Poor British people in 2020 are unhealthier than those born into poverty 100 years ago, a study has found.
Adults on low incomes who were born in 1920 enjoyed better health between the ages of 30 and 60, compared to those born in 1970.
The study considered how many people are living with long-term illnesses which are considered ‘life-limiting’ – such as heart failure, as well as self-reported health.
While a quarter of the least well-off men born in the early 20th Century were found to be in bad health, that figure has now risen to one in three.
Meanwhile, the opposite has been true for the richest people, who now have poor health rates of around one in 10, showing the gap between rich and poor has widened.
University College London researchers said the gap will only get worse unless action is taken to address the widening inequality.
The study analysed data for up to 263,390 people in the British General Household Survey from 1979 to 2011.
The results used were people’s own reports of how healthy they were, how they felt and also whether they had serious illnesses.
People could be divided into the poorest third of the population, the wealthiest third and the middle class.
The research did not give exact income breakdowns but government figures define households earning more than £900 per week as the wealthiest 30 per cent, and those earning less than £300 per week as the poorest 30 per cent.
The study found women born in 1968-70 are twice as likely to have serious health problems than those born in 1920-22. The risk for men increased 1.5 times.
A quarter of the poorest men in the 1920s (26 per cent) had serious health problems, compared to more than a third in 1970 (35 per cent).
And among women, this rose from one in seven (15 per cent) to one in five (19 per cent).
For the richest households, however, the proportions of people reporting bad health shrank significantly during the same time, the study found.
‘The results presented here show a widening in health inequalities by income,’ wrote Dr Stephen Jivraj, who led the study.

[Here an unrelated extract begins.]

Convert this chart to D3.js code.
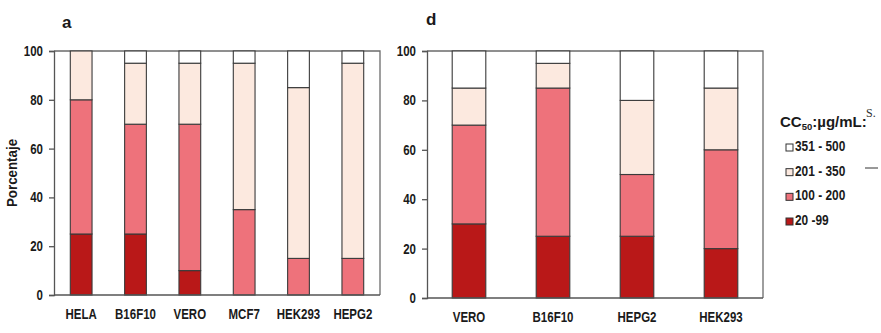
<!DOCTYPE html>
<html>
<head>
<meta charset="utf-8">
<script src="https://cdn.jsdelivr.net/npm/d3@7"></script>
<style>
	body { margin: 0; background: #fff; }
	svg { display: block; }
	.lbl { font-family: 'Liberation Sans', Arial, sans-serif; font-weight: bold; fill: #1a1a1a; }
</style>
</head>
<body>
<svg id="chart" width="881" height="333"></svg>
<script>
// rangos de CC50 (µg/mL), de abajo hacia arriba
const rangos = ['20 -99', '100 - 200', '201 - 350', '351 - 500'];
const coloresRango = ['#b91818', '#ee727b', '#fce9df', '#ffffff'];

// panel a
const lineasA = ['HELA', 'B16F10', 'VERO', 'MCF7', 'HEK293', 'HEPG2'];
const a20_99 = [25, 25, 10, 0, 0, 0];
const a100_200 = [55, 45, 60, 35, 15, 15];
const a201_350 = [20, 25, 25, 60, 70, 80];
const a351_500 = [0, 5, 5, 5, 15, 5];

// panel d
const lineasD = ['VERO', 'B16F10', 'HEPG2', 'HEK293'];
const d20_99 = [30, 25, 25, 20];
const d100_200 = [40, 60, 25, 40];
const d201_350 = [15, 10, 30, 25];
const d351_500 = [15, 5, 20, 15];

const yTicks = [0, 20, 40, 60, 80, 100];

const NARROW = 0.82; // the original uses a condensed face

const svg = d3.select('#chart');

function drawPanel({ letter, lineas, series, x0, x1, yTop, yBottom, letterX, letterY, labelY }) {
	const rows = lineas.map((name, i) => {
		const r = { name };
		rangos.forEach((k, j) => (r[k] = series[j][i]));
		return r;
	});

	const xScale = d3.scaleBand(lineas, [x0, x1]).paddingInner(0.6).paddingOuter(0.3);
	const yScale = d3.scaleLinear([0, 100], [yBottom, yTop]);
	const stacked = d3.stack().keys(rangos)(rows);

	const g = svg.append('g');

	/** FRAME *****************************************************************/
	g.append('path')
		.attr('fill', 'none')
		.attr('stroke', '#6b6b6b')
		.attr('stroke-width', 1.3)
		.attr('d', `M${x0},${yTop}H${x1}V${yBottom}`);

	/** BARS ******************************************************************/
	g.selectAll('.serie')
		.data(stacked)
		.enter()
		.append('g')
		.attr('fill', (d, i) => coloresRango[i])
		.selectAll('rect')
		.data((d) => d.filter((s) => s[1] > s[0]))
		.enter()
		.append('rect')
		.attr('x', (s) => xScale(s.data.name))
		.attr('width', xScale.bandwidth())
		.attr('y', (s) => yScale(s[1]))
		.attr('height', (s) => yScale(s[0]) - yScale(s[1]))
		.attr('stroke', '#3a3a3a')
		.attr('stroke-width', 1.1);

	/** LEFT AXIS *************************************************************/
	const leftAxis = d3.axisLeft(yScale).tickValues(yTicks).tickSize(5);
	g.append('g')
		.attr('transform', `translate(${x0}, 0)`)
		.call(leftAxis)
		.call((a) => a.select('.domain').attr('stroke', '#555').attr('stroke-width', 1.3))
		.call((a) => a.selectAll('.tick line').attr('stroke', '#555').attr('stroke-width', 1.3))
		.call((a) =>
			a.selectAll('.tick text')
				.attr('class', 'lbl')
				.attr('font-size', 14)
				.attr('fill', '#1a1a1a')
				.attr('x', -11 / NARROW)
				.attr('transform', `scale(${NARROW}, 1)`)
		);

	/** BOTTOM LINE + LABELS **************************************************/
	g.append('line')
		.attr('x1', x0)
		.attr('x2', x1)
		.attr('y1', yBottom)
		.attr('y2', yBottom)
		.attr('stroke', '#555')
		.attr('stroke-width', 1.3);

	g.selectAll('.cat')
		.data(lineas)
		.enter()
		.append('text')
		.attr('class', 'lbl')
		.attr('font-size', 14)
		.attr('text-anchor', 'middle')
		.attr('transform', (d) =>
			`translate(${xScale(d) + xScale.bandwidth() / 2}, ${labelY}) scale(${NARROW}, 1)`
		)
		.text((d) => d);

	g.append('text')
		.attr('class', 'lbl')
		.attr('font-size', 17)
		.attr('x', letterX)
		.attr('y', letterY)
		.text(letter);
}

drawPanel({
	letter: 'a',
	lineas: lineasA,
	series: [a20_99, a100_200, a201_350, a351_500],
	x0: 54, x1: 380, yTop: 51, yBottom: 295,
	letterX: 62, letterY: 28, labelY: 319
});

drawPanel({
	letter: 'd',
	lineas: lineasD,
	series: [d20_99, d100_200, d201_350, d351_500],
	x0: 427, x1: 763, yTop: 51, yBottom: 298,
	letterX: 426, letterY: 25, labelY: 322
});

// eje y del panel a
svg.append('text')
	.attr('class', 'lbl')
	.attr('font-size', 14.5)
	.attr('text-anchor', 'middle')
	.attr('transform', 'translate(17, 173) rotate(-90) scale(0.92, 1)')
	.text('Porcentaje');

/** LEGEND ********************************************************************/
const legend = svg.append('g');
const title = legend.append('text')
	.attr('class', 'lbl')
	.attr('font-size', 15)
	.attr('x', 780)
	.attr('y', 127);
title.append('tspan').text('CC');
title.append('tspan').attr('font-size', 9.5).attr('dy', 3).text('50');
title.append('tspan').attr('dy', -3).text(':µg/mL:');

legend.append('text')
	.attr('x', 866)
	.attr('y', 117)
	.attr('font-family', 'Liberation Serif, serif')
	.attr('font-size', 12)
	.attr('fill', '#333')
	.text('S.');

legend.append('line')
	.attr('x1', 865)
	.attr('x2', 878)
	.attr('y1', 168)
	.attr('y2', 168)
	.attr('stroke', '#333')
	.attr('stroke-width', 1);

const legendRows = rangos.slice().reverse();
const legendColors = coloresRango.slice().reverse();
const legendY = d3.scalePoint(legendRows, [151, 225]);

legend.selectAll('.item')
	.data(legendRows)
	.enter()
	.append('g')
	.attr('transform', (d) => `translate(786, ${legendY(d)})`)
	.each(function (d, i) {
		const item = d3.select(this);
		item.append('rect')
			.attr('x', 0)
			.attr('y', -7)
			.attr('width', 7)
			.attr('height', 7)
			.attr('fill', legendColors[i])
			.attr('stroke', '#333')
			.attr('stroke-width', 1);
		item.append('text')
			.attr('class', 'lbl')
			.attr('font-size', 14)
			.attr('transform', `translate(9, 0) scale(0.85, 1)`)
			.text(d);
	});
</script>
</body>
</html>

Dr Jivraj added: ‘They point to a greater future demand in healthcare from people in society who will be least capable of managing their health as they enter ages when [ill health]becomes more common.’
Dr Jivraj said it was beyond the scope of his study to say why the health of poorer people was getting worse.
But he suggested it was because the differences between the rich and poor were getting larger.
One of the reasons for this may be that, as house prices rise, the value of the homes of the wealthiest families increase, making them richer, while the poor are still left without property of their own and increasingly less likely to afford it.
People in poverty are known to have worse health outcomes because being short on money causes constant stress.
It is also more expensive to eat healthy foods and poor people are known to be more likely to smoke cigarettes.
Worse self-reported health is known to be linked to a greater risk of developing serious illnesses and dying prematurely, Dr Jivraj said.
In the survey, participants were asked to rate their general health – ‘Over the last 12 months, would you say your health has on the whole been good, fairly good or not good?’
And they also reported any ‘limiting long-term illness’ using a simple ‘yes’ or ‘no’ answer.
Limiting illnesses were not named in the study but generally include conditions which significantly affect day-to-day life, such as heart failure, lung diseases, incurable cancer, dementia or conditions like Parkinson’s and multiple sclerosis.
Bad health was less common among wealthier people and became rarer over time – one in six (16 per cent) of the wealthiest men born in the 1920s said they had bad health, compared to one in 10 (11 per cent) in 1970.
For women this changed from one in 13 (eight per cent) to one in 11 (nine per cent).
The research was published in the Journal of Epidemiology & Community Health, by the British Medical Journal.